_GOAL_. Print the lines of the listing below verbatim from its first line through the line bearing "plt.rcParams['font.family'] = ['Liberation". Any pictures are to be omitted.

_DATA EXCERPTS_.

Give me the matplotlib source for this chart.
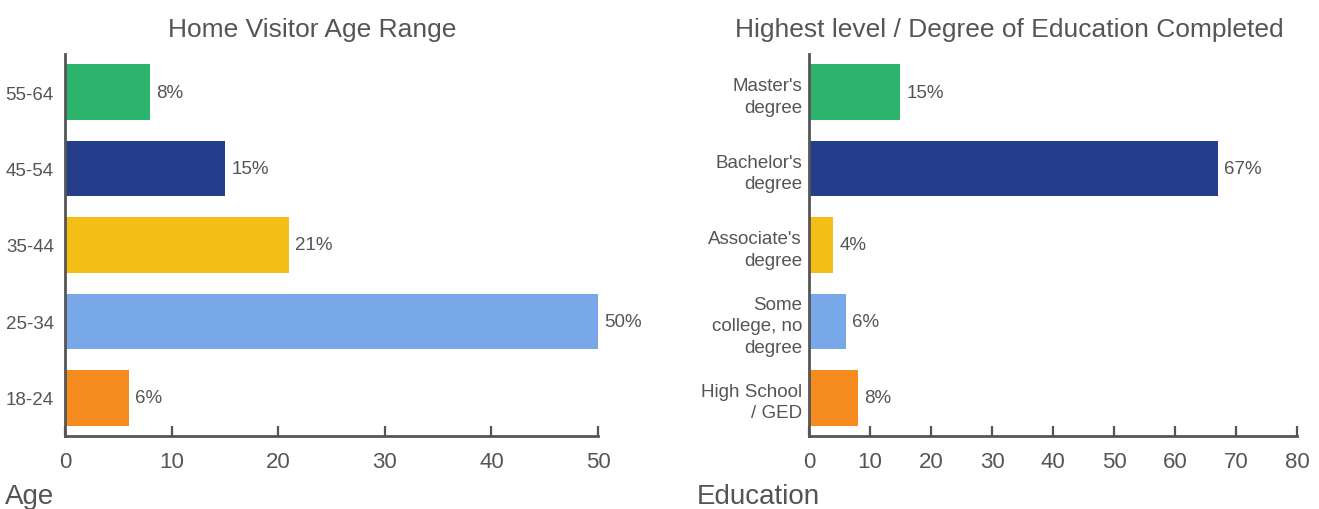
import matplotlib
matplotlib.use("Agg")
import matplotlib.pyplot as plt

plt.rcParams['font.family'] = ['Liberation Sans', 'DejaVu Sans']

# data (bottom to top)
age_groups = ["18-24", "25-34", "35-44", "45-54", "55-64"]
age_pct = [6, 50, 21, 15, 8]

edu_levels = ["High School\n/ GED", "Some\ncollege, no\ndegree", "Associate's\ndegree",
              "Bachelor's\ndegree", "Master's\ndegree"]
edu_pct = [8, 6, 4, 67, 15]

bar_colors = ["#f68b20", "#78a8e8", "#f5be17", "#253e8c", "#2db56d"]
text_col = "#555555"
axis_col = "#555555"

fig = plt.figure(figsize=(13.19, 5.10), dpi=100)
ax1 = fig.add_axes([65/1319, 73/510, 533/1319, 382/510])
ax2 = fig.add_axes([809/1319, 73/510, 488/1319, 382/510])


def style(ax, cats, vals, xmax, step, lab_pad):
    ypos = range(len(cats))
    ax.barh(ypos, vals, height=0.73, color=bar_colors)
    for y, v in zip(ypos, vals):
        ax.annotate(f"{v}%", (v, y), xytext=(4.5, 0), textcoords="offset points",
                    va="center", ha="left", fontsize=13.5, color=text_col)
    ax.set_xlim(0, xmax)
    ax.set_ylim(-0.5, len(cats) - 0.5)
    ax.set_xticks(range(0, xmax + 1, step))
    ax.set_yticks(list(ypos))
    ax.set_yticklabels(cats, fontsize=13.5, color=text_col, ha="right",
                       multialignment="right", linespacing=1.35)
    for s in ["top", "right"]:
        ax.spines[s].set_visible(False)
    for s in ["left", "bottom"]:
        ax.spines[s].set_color(axis_col)
        ax.spines[s].set_linewidth(2)
    ax.tick_params(axis="x", direction="in", length=7, width=1.6, color=axis_col,
                   labelsize=16, labelcolor=text_col, pad=11)
    ax.tick_params(axis="y", length=0, pad=lab_pad)


style(ax1, age_groups, age_pct, 50, 10, 8)
style(ax2, edu_levels, edu_pct, 80, 10, 5)

fig.text(312/1319, 1 - 30/510, "Home Visitor Age Range", ha="center", va="center",
         fontsize=19, color=text_col)
fig.text(1009/1319, 1 - 30/510, "Highest level / Degree of Education Completed",
         ha="center", va="center", fontsize=19, color=text_col)
fig.text(5/1319, 1 - 497/510, "Age", ha="left", va="center", fontsize=20, color=text_col)
fig.text(697/1319, 1 - 497/510, "Education", ha="left", va="center", fontsize=20,
         color=text_col)

fig.savefig("out.png", dpi=100)
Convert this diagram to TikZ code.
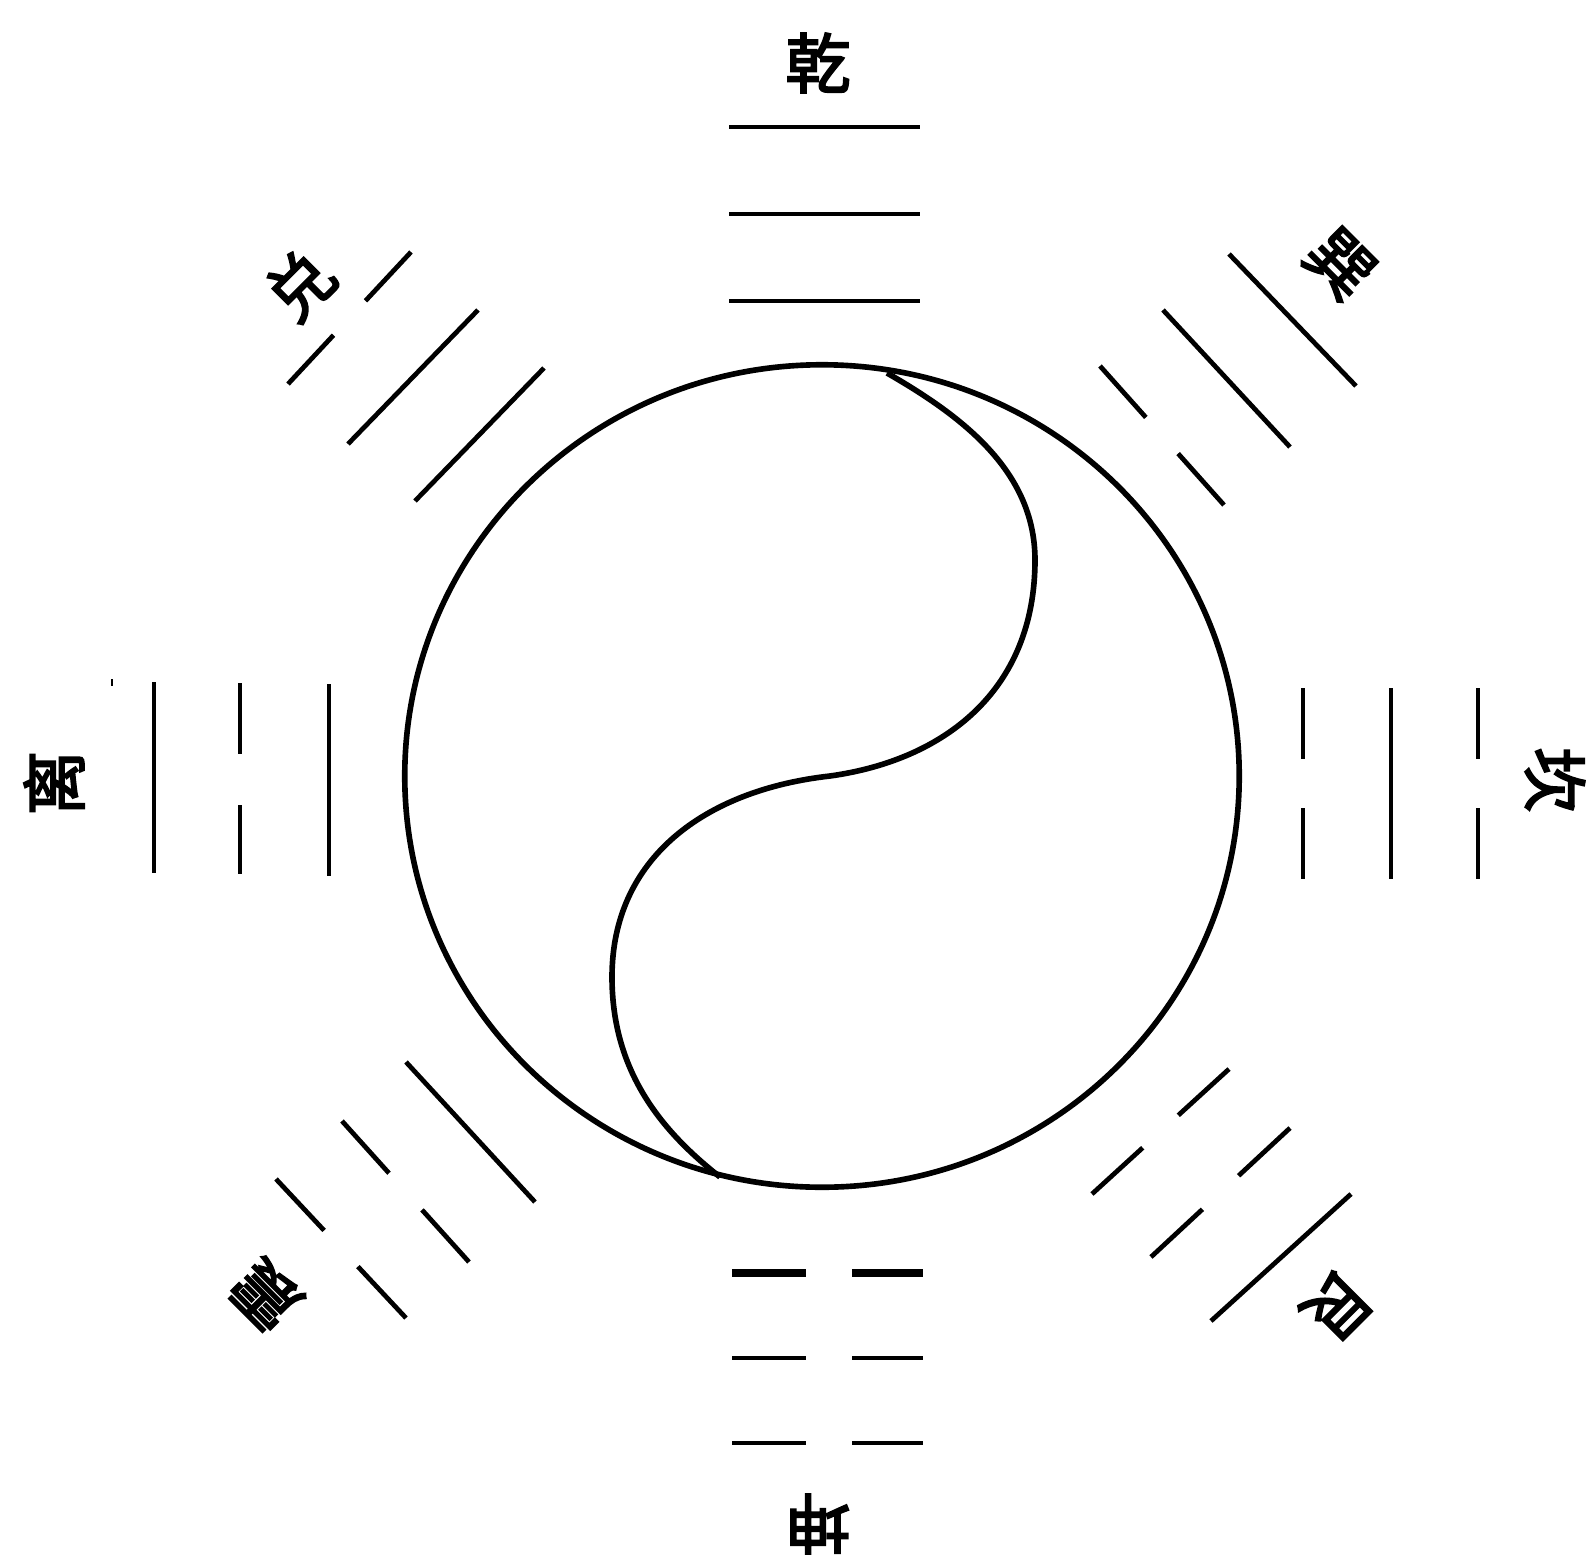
\documentclass[tikz,border=0pt]{standalone}
\usepackage{fontspec}
\newfontfamily\cjk[FakeBold=3]{Noto Sans CJK SC}
\usetikzlibrary{calc}
\tikzset{
  yao/.style={line width=1.35pt, line cap=butt},
  thickyao/.style={line width=2.3pt, line cap=butt},
  rim/.style={line width=1.6pt},
  gua/.style={font=\cjk\fontsize{18.5}{18.5}\selectfont, inner sep=0pt}
}
\newcommand\yinyao[3][yao]{\draw[#1] (#2) -- ($(#2)!0.37!(#3)$) ($(#2)!0.63!(#3)$) -- (#3);}
\begin{document}
\begin{tikzpicture}[x=0.01cm,y=-0.01cm]
\useasboundingbox (0,0) rectangle (1593,1557);
\fill[white] (0,0) rectangle (1593,1557);
% circle and S-curve
\coordinate (C) at (822,776);
\draw[rim] (C) ellipse [x radius=4.17cm, y radius=4.11cm];
\coordinate (s0) at (887,373);
\coordinate (s1) at (1035,560);
\coordinate (s2) at (830,776);
\coordinate (s3) at (612,977);
\coordinate (s4) at (720,1177);
\draw[rim] (s0) .. controls (960,415) and (1035,470) .. (s1)
  .. controls (1035,690) and (945,760) .. (s2)
  .. controls (705,790) and (612,858) .. (s3)
  .. controls (612,1070) and (660,1130) .. (s4);
% Qian (top): three solid
\draw[yao] (729,127) -- (920,127);
\draw[yao] (729,214) -- (920,214);
\draw[yao] (729,301) -- (920,301);
% Kun (bottom): three broken
\draw[thickyao] (732,1273) -- (806,1273) (852,1273) -- (923,1273);
\draw[yao] (732,1358) -- (806,1358) (852,1358) -- (923,1358);
\draw[yao] (732,1443) -- (806,1443) (852,1443) -- (923,1443);
% Li (left)
\draw[yao] (154,682) -- (154,873);
\draw[yao] (240,683) -- (240,754) (240,805) -- (240,874);
\draw[yao] (329,684) -- (329,876);
\draw[line width=0.6pt] (112,679) -- (112,686);
% Kan (right)
\draw[yao] (1303,688) -- (1303,759) (1303,808) -- (1303,879);
\draw[yao] (1391,688) -- (1391,879);
\draw[yao] (1478,688) -- (1478,759) (1478,808) -- (1478,879);
% Xun (top right)
\draw[yao] (1229,254) -- (1356,386);
\draw[yao] (1163,310) -- (1290,447);
\yinyao{1100,366}{1224,505}
% Dui (top left)
\yinyao{288,384}{411,252}
\draw[yao] (348,444) -- (478,310);
\draw[yao] (415,501) -- (544,368);
% Zhen (bottom left)
\draw[yao] (406,1062) -- (535,1202);
\yinyao{342,1121}{469,1262}
\yinyao{276,1179}{406,1318}
% Gen (bottom right)
\yinyao{1092,1194}{1229,1069}
\yinyao{1151,1257}{1290,1128}
\draw[yao] (1211,1321) -- (1351,1194);
% names
\node[gua] (qian) at (818,63) {乾};
\node[gua, rotate=45] (dui) at (300,285) {兑};
\node[gua, rotate=-45] (xun) at (1340,264) {巽};
\node[gua, rotate=90] (li) at (54,783) {离};
\node[gua, rotate=-90] (kan) at (1555,780) {坎};
\node[gua, rotate=135] (zhen) at (266,1295) {震};
\node[gua, rotate=-135] (gen) at (1337,1306) {艮};
\node[gua, rotate=180] (kun) at (818,1524) {坤};
\end{tikzpicture}
\end{document}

_EXERCISE RESPONSE_.
Give me the matplotlib source for this chart.
import matplotlib
matplotlib.use("Agg")
import matplotlib.pyplot as plt

plt.rcParams['font.family'] = ['Liberation Sans', 'DejaVu Sans']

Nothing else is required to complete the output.